▶ SHORT EXERCISE
Begin with the first line of the material and copy each line word for word through the line that contains "inner sep=0pt] (title)"; the pictures are left out.

▶ LISTED ENTRIES
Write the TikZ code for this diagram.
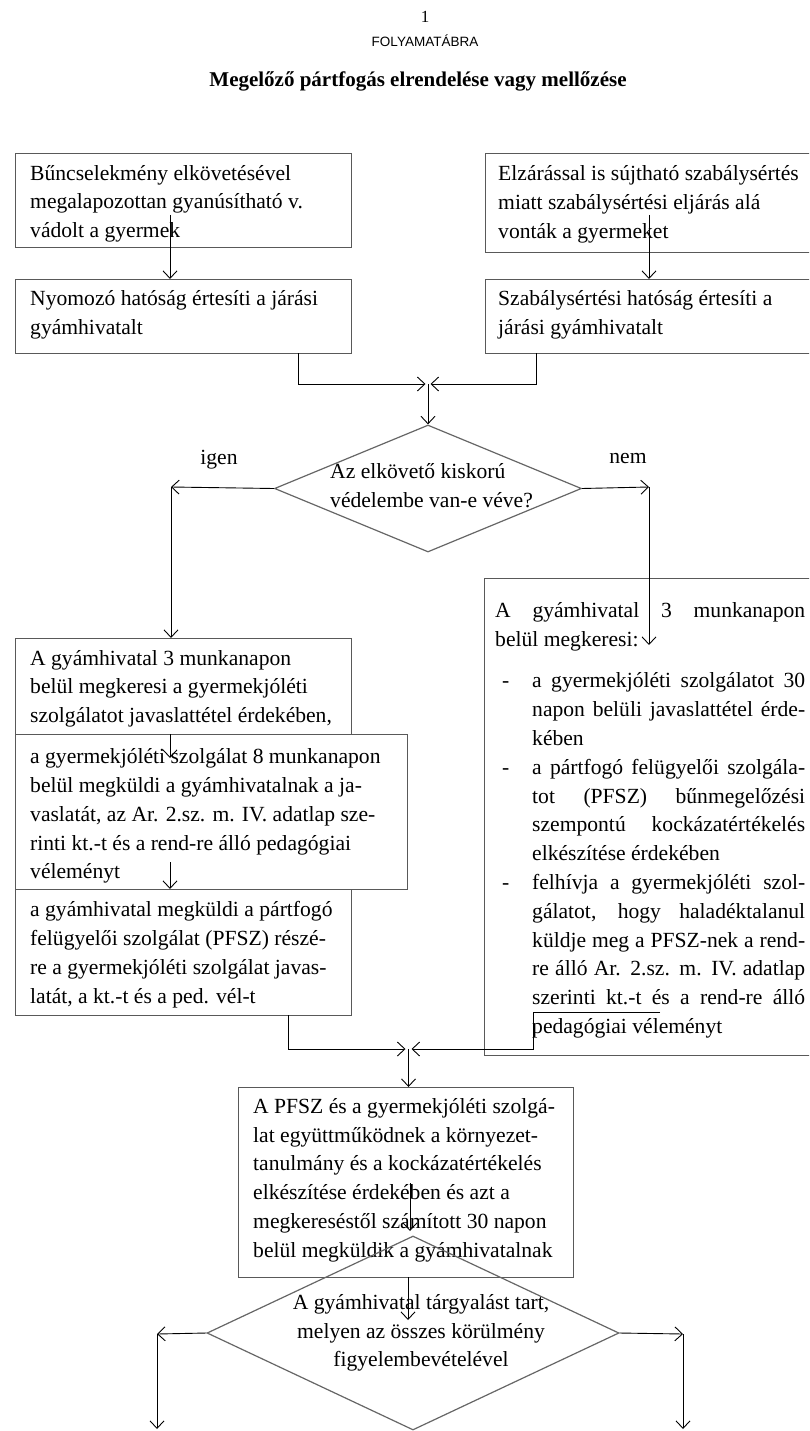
\documentclass[tikz,border=0pt]{standalone}
\usepackage{fontspec}
\setmainfont{Liberation Serif}
\newfontfamily\headsans{Liberation Sans}
\usetikzlibrary{arrows.meta,shapes.geometric,calc}
\newcommand{\bodyf}{\fontsize{21.6}{28.8}\selectfont}
\newcommand{\Fdash}[1]{\makebox[37pt][l]{\hspace*{7pt}-}\makebox[273pt][s]{#1}}
\newcommand{\Fcont}[1]{\hspace*{37pt}\makebox[273pt][s]{#1}}
\newcommand{\Flast}[1]{\hspace*{37pt}#1}
\begin{document}
\begin{tikzpicture}[x=1pt,y=-1pt,
  frame/.style={draw=black!65, line width=1.4pt, rectangle, anchor=north west, inner sep=0pt},
  txt/.style={font=\bodyf, align=left, inner sep=0pt, anchor=west},
  dia/.style={shape=diamond, draw=black!60, line width=1.2pt, inner sep=0pt},
  arr/.style={draw=black, line width=0.9pt, -{Straight Barb[length=7.5pt,width=14pt]}},
  lab/.style={font=\bodyf, inner sep=0pt}]
\useasboundingbox (0,0) rectangle (809,1431);
\fill[white] (0,0) rectangle (809,1431);
\clip (0,0) rectangle (809,1431);

% titles
\node[font=\fontsize{17}{19}\selectfont, inner sep=0pt] (num) at (425,17) {1};
\node[font=\headsans\fontsize{13.5}{16}\selectfont, inner sep=0pt] (fa) at (425,41) {FOLYAMATÁBRA};
\node[font=\bfseries\fontsize{21}{26}\selectfont, inner sep=0pt] (title) at (418,81) {Megelőző pártfogás elrendelése vagy mellőzése};

% boxes
\node[frame, minimum width=336pt, minimum height=94pt] (A) at (15,153) {};
\node[txt] (At) at ($(A.west)+(15,3)$) {Bűncselekmény elkövetésével\\megalapozottan gyanúsítható v.\\vádolt a gyermek};

\node[frame, minimum width=333pt, minimum height=99pt] (B) at (485,153) {};
\node[txt] (Bt) at ($(B.west)+(13,1)$) {Elzárással is sújtható szabálysértés\\miatt szabálysértési eljárás alá\\vonták a gyermeket};

\node[frame, minimum width=336pt, minimum height=74pt] (C) at (15,279) {};
\node[txt] (Ct) at ($(C.west)+(15,-1.5)$) {Nyomozó hatóság értesíti a járási\\gyámhivatalt};

\node[frame, minimum width=333pt, minimum height=74pt] (D) at (485,279) {};
\node[txt] (Dt) at ($(D.west)+(13,-1.5)$) {Szabálysértési hatóság értesíti a\\járási gyámhivatalt};

\node[frame, minimum width=336pt, minimum height=96pt] (E) at (15,638) {};
\node[txt] (Et) at ($(E.west)+(15,2)$) {A gyámhivatal 3 munkanapon\\belül megkeresi a gyermekjóléti\\szolgálatot javaslattétel érdekében,};

\node[frame, minimum width=392pt, minimum height=155pt] (H) at (15,734) {};
\node[txt] (Ht) at ($(H.west)+(15,4)$) {a gyermekjóléti szolgálat 8 munkanapon\\belül megküldi a gyámhivatalnak a ja-\\vaslatát, az Ar. 2.sz. m. IV. adatlap sze-\\rinti kt.-t és a rend-re álló pedagógiai\\véleményt};

\node[frame, minimum width=336pt, minimum height=126pt] (G) at (15,889) {};
\node[txt] (Gt) at ($(G.west)+(15,2)$) {a gyámhivatal megküldi a pártfogó\\felügyelői szolgálat (PFSZ) részé-\\re a gyermekjóléti szolgálat javas-\\latát, a kt.-t és a ped. vél-t};

\node[frame, minimum width=334pt, minimum height=477pt] (F) at (484,578) {};
\node[txt] (Ft) at ($(F.west)+(11,3)$) {\makebox[310pt][s]{A gyámhivatal 3 munkanapon}\\
belül megkeresi:\\[13pt]
\Fdash{a gyermekjóléti szolgálatot 30}\\
\Fcont{napon belüli javaslattétel érde-}\\
\Flast{kében}\\
\Fdash{a pártfogó felügyelői szolgála-}\\
\Fcont{tot (PFSZ) bűnmegelőzési}\\
\Fcont{szempontú kockázatértékelés}\\
\Flast{elkészítése érdekében}\\
\Fdash{felhívja a gyermekjóléti szol-}\\
\Fcont{gálatot, hogy haladéktalanul}\\
\Fcont{küldje meg a PFSZ-nek a rend-}\\
\Fcont{re álló Ar. 2.sz. m. IV. adatlap}\\
\Fcont{szerinti kt.-t és a rend-re álló}\\
\Flast{pedagógiai véleményt}};

\node[frame, minimum width=335pt, minimum height=190pt] (I) at (238,1087) {};
\node[txt] (It) at ($(I.west)+(15,-2.5)$) {A PFSZ és a gyermekjóléti szolgá-\\lat együttműködnek a környezet-\\tanulmány és a kockázatértékelés\\elkészítése érdekében és azt a\\megkereséstől számított 30 napon\\belül megküldik a gyámhivatalnak};

% diamonds
\node[dia, minimum width=307pt, minimum height=127pt] (d1) at (428,488.5) {};
\node[txt] (d1t) at (330,486) {Az elkövető kiskorú\\védelembe van-e véve?};
\node[dia, minimum width=412pt, minimum height=194pt] (d2) at (413,1333) {};
\node[font=\bodyf, align=center, inner sep=0pt] (d2t) at (421,1333) {A gyámhivatal tárgyalást tart,\\melyen az összes körülmény\\figyelembevételével};

% labels
\node[lab] (igen) at (219,460) {igen};
\node[lab] (nem) at (628,459) {nem};

% connectors
\coordinate (a1) at (170,215);
\draw[arr] (a1) -- (a1 |- C.north);
\coordinate (b1) at (649,215);
\draw[arr] (b1) -- (b1 |- D.north);

\coordinate (m1) at (428,384);
\coordinate (c1) at (298,353);
\coordinate (dd1) at (536,353);
\draw[arr] (c1) |- ([xshift=-2.5pt]m1);
\draw[arr] (dd1) |- ([xshift=2.5pt]m1);
\draw[arr] (m1) -- (m1 |- d1.north);

\coordinate (ig) at (171,487);
\draw[arr] (d1.west) -- (ig);
\draw[arr] (ig) -- (ig |- E.north);
\coordinate (ne) at (649,487);
\coordinate (ne2) at (649,645);
\draw[arr] (d1.east) -- (ne);
\draw[arr] (ne) -- (ne2);

\coordinate (e1) at (170,734);
\coordinate (e2) at (170,758);
\draw[arr] (e1) -- (e2);
\coordinate (h1) at (170,862);
\draw[arr] (h1) -- (h1 |- G.north);

\coordinate (m2) at (408.5,1049);
\coordinate (g1) at (288,1015);
\draw[arr] (g1) |- ([xshift=-3pt]m2);
\coordinate (f1) at (660,1012);
\coordinate (f2) at (533,1012);
\draw[arr] (f1) -- (f2) |- ([xshift=3pt]m2);
\draw[arr] (m2) -- (m2 |- I.north);

\coordinate (i1) at (410,1183);
\coordinate (i2) at (410,1231);
\draw[arr] (i1) -- (i2);
\coordinate (i3) at (408,1277);
\coordinate (i4) at (408,1320);
\draw[arr] (i3) -- (i4);

\coordinate (lt) at (157,1334);
\coordinate (lb) at (157,1429);
\draw[arr] (d2.west) -- (lt);
\draw[arr] (lt) -- (lb);
\coordinate (rt) at (683,1334);
\coordinate (rb) at (683,1429);
\draw[arr] (d2.east) -- (rt);
\draw[arr] (rt) -- (rb);
\end{tikzpicture}
\end{document}
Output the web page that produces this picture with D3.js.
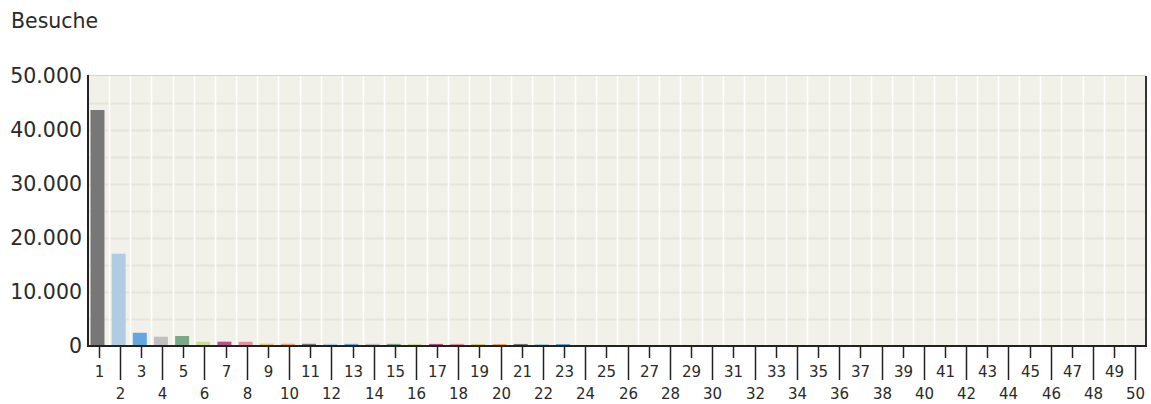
<!DOCTYPE html>
<html>
<head>
<meta charset="utf-8">
<script src="https://cdn.jsdelivr.net/npm/d3@7"></script>
<style>
  body { margin: 0; background: #fff; }
  text { font-family: "DejaVu Sans", Verdana, sans-serif; fill: #2a2a2a; }
</style>
</head>
<body>
<svg id="chart"></svg>
<script>
// categories 1..50 (number of pages / visits bucket)
const categories = [
  1, 2, 3, 4, 5, 6, 7, 8, 9, 10,
  11, 12, 13, 14, 15, 16, 17, 18, 19, 20,
  21, 22, 23, 24, 25, 26, 27, 28, 29, 30,
  31, 32, 33, 34, 35, 36, 37, 38, 39, 40,
  41, 42, 43, 44, 45, 46, 47, 48, 49, 50
];
const visits = [
  43700, 17100, 2450, 1720, 1850, 800, 800, 780, 430, 420,
  410, 400, 400, 400, 400, 390, 390, 390, 380, 380,
  380, 370, 370, 0, 0, 0, 0, 0, 0, 0,
  0, 0, 0, 0, 0, 0, 0, 0, 0, 0,
  0, 0, 0, 0, 0, 0, 0, 0, 0, 0
];
const yTicks = [0, 10000, 20000, 30000, 40000, 50000];
const yGrid = [5000, 10000, 15000, 20000, 25000, 30000, 35000, 40000, 45000];
const palette = ['#777777', '#afcce2', '#62a8dc', '#c0c0c0', '#7aa887',
                 '#cbdf94', '#b4528a', '#e3909a', '#e5cb5a', '#efa75e'];
const title = 'Besuche';

const W = 1151, H = 404;
const margin = { top: 76, right: 5, bottom: 58, left: 88 };
const width = W - margin.left - margin.right;
const height = H - margin.top - margin.bottom;

const de = d3.formatLocale({ decimal: ',', thousands: '.', grouping: [3], currency: ['', ' €'] });
const fmt = de.format(',d');

const svg = d3.select('#chart').attr('width', W).attr('height', H);

svg.append('text')
  .attr('x', 11).attr('y', 28)
  .style('font-size', '20.5px')
  .text(title);

const g = svg.append('g').attr('transform', `translate(${margin.left},${margin.top})`);

const x = d3.scaleBand().domain(categories).range([0, width]);
const y = d3.scaleLinear().domain([0, 50000]).range([height, 0]);

// plot background
g.append('rect')
  .attr('width', width).attr('height', height)
  .attr('fill', '#f2f1e9');

// horizontal grid
g.selectAll('.hgrid')
  .data(yGrid)
  .enter().append('line')
  .attr('x1', 0).attr('x2', width)
  .attr('y1', d => Math.round(y(d)) + 0.5).attr('y2', d => Math.round(y(d)) + 0.5)
  .attr('stroke', '#e6e5dc').attr('stroke-width', 2);

// vertical grid at band edges
g.selectAll('.vgrid')
  .data(categories.slice(1))
  .enter().append('line')
  .attr('x1', d => Math.round(x(d)) + 0.5).attr('x2', d => Math.round(x(d)) + 0.5)
  .attr('y1', 0).attr('y2', height)
  .attr('stroke', '#ffffff').attr('stroke-width', 1.5);

// top border
g.append('line')
  .attr('x1', 0).attr('x2', width).attr('y1', -0.5).attr('y2', -0.5)
  .attr('stroke', '#d6d6cf').attr('stroke-width', 1);

// bars
g.selectAll('.bar')
  .data(categories.map((c, i) => ({ cat: c, value: visits[i], i })))
  .enter().append('rect')
  .attr('x', d => x(d.cat) + 2.5)
  .attr('width', x.bandwidth() * 0.66)
  .attr('y', d => y(d.value))
  .attr('height', d => height - y(d.value))
  .attr('fill', d => palette[d.i % palette.length]);

// right border
g.append('line')
  .attr('x1', width).attr('x2', width).attr('y1', 0).attr('y2', height)
  .attr('stroke', '#333').attr('stroke-width', 2);

// y axis
const yAxis = g.append('g')
  .call(d3.axisLeft(y).tickValues(yTicks).tickFormat(fmt).tickSize(0).tickPadding(6));
yAxis.select('.domain').remove();
yAxis.selectAll('text')
  .style('font-size', '20.5px')
  .attr('font-family', null)
  .attr('fill', '#2a2a2a');

g.append('line')
  .attr('x1', 0).attr('x2', 0).attr('y1', -1).attr('y2', height + 1)
  .attr('stroke', '#222').attr('stroke-width', 2);

// x axis with staggered labels
const xAxis = g.append('g').attr('transform', `translate(0,${height})`);
xAxis.append('line')
  .attr('x1', -1).attr('x2', width + 1).attr('y1', 0).attr('y2', 0)
  .attr('stroke', '#222').attr('stroke-width', 2);

const ticks = xAxis.selectAll('.tick')
  .data(categories)
  .enter().append('g')
  .attr('transform', d => `translate(${Math.round(x(d) + x.bandwidth() / 2) + 0.5},0)`);

ticks.append('line')
  .attr('y1', 0)
  .attr('y2', d => d % 2 ? 12 : 34)
  .attr('stroke', '#222').attr('stroke-width', 1.5);

ticks.append('text')
  .attr('y', d => d % 2 ? 31 : 53)
  .attr('text-anchor', 'middle')
  .style('font-size', '15px')
  .text(d => d);
</script>
</body>
</html>
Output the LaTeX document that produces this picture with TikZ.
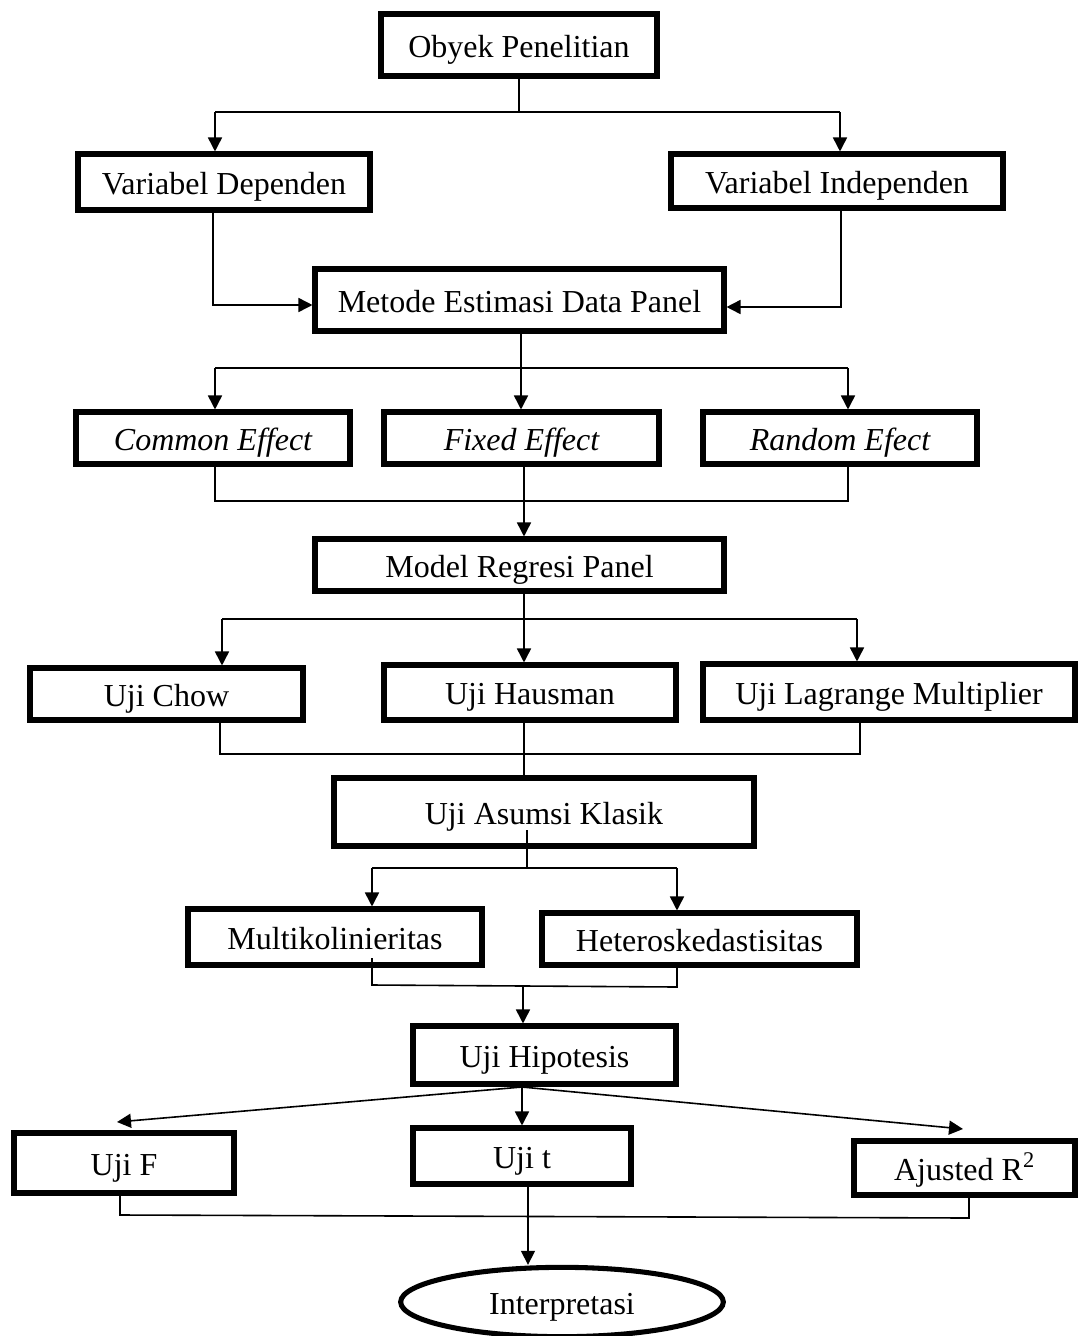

▶ RESPONSE BELOW
Write the TikZ code for this diagram.
\documentclass[tikz,border=0pt]{standalone}
\usepackage{fontspec}
\setmainfont{Liberation Serif}
\newfontfamily\headsans{Liberation Sans}
\usetikzlibrary{arrows.meta,shapes.geometric,calc}
\newcommand{\bodyf}{\fontsize{21.6}{28.8}\selectfont}
\newcommand{\Fdash}[1]{\makebox[37pt][l]{\hspace*{7pt}-}\makebox[273pt][s]{#1}}
\newcommand{\Fcont}[1]{\hspace*{37pt}\makebox[273pt][s]{#1}}
\newcommand{\Flast}[1]{\hspace*{37pt}#1}
\begin{document}
\begin{tikzpicture}[x=1pt,y=-1pt,
  frame/.style={draw=black!65, line width=1.4pt, rectangle, anchor=north west, inner sep=0pt},
  txt/.style={font=\bodyf, align=left, inner sep=0pt, anchor=west},
  dia/.style={shape=diamond, draw=black!60, line width=1.2pt, inner sep=0pt},
  arr/.style={draw=black, line width=0.9pt, -{Straight Barb[length=7.5pt,width=14pt]}},
  lab/.style={font=\bodyf, inner sep=0pt}]
\useasboundingbox (0,0) rectangle (809,1431);
\fill[white] (0,0) rectangle (809,1431);
\clip (0,0) rectangle (809,1431);

% titles
\node[font=\fontsize{17}{19}\selectfont, inner sep=0pt] (num) at (425,17) {1};
\node[font=\headsans\fontsize{13.5}{16}\selectfont, inner sep=0pt] (fa) at (425,41) {FOLYAMATÁBRA};
\node[font=\bfseries\fontsize{21}{26}\selectfont, inner sep=0pt] (title) at (418,81) {Megelőző pártfogás elrendelése vagy mellőzése};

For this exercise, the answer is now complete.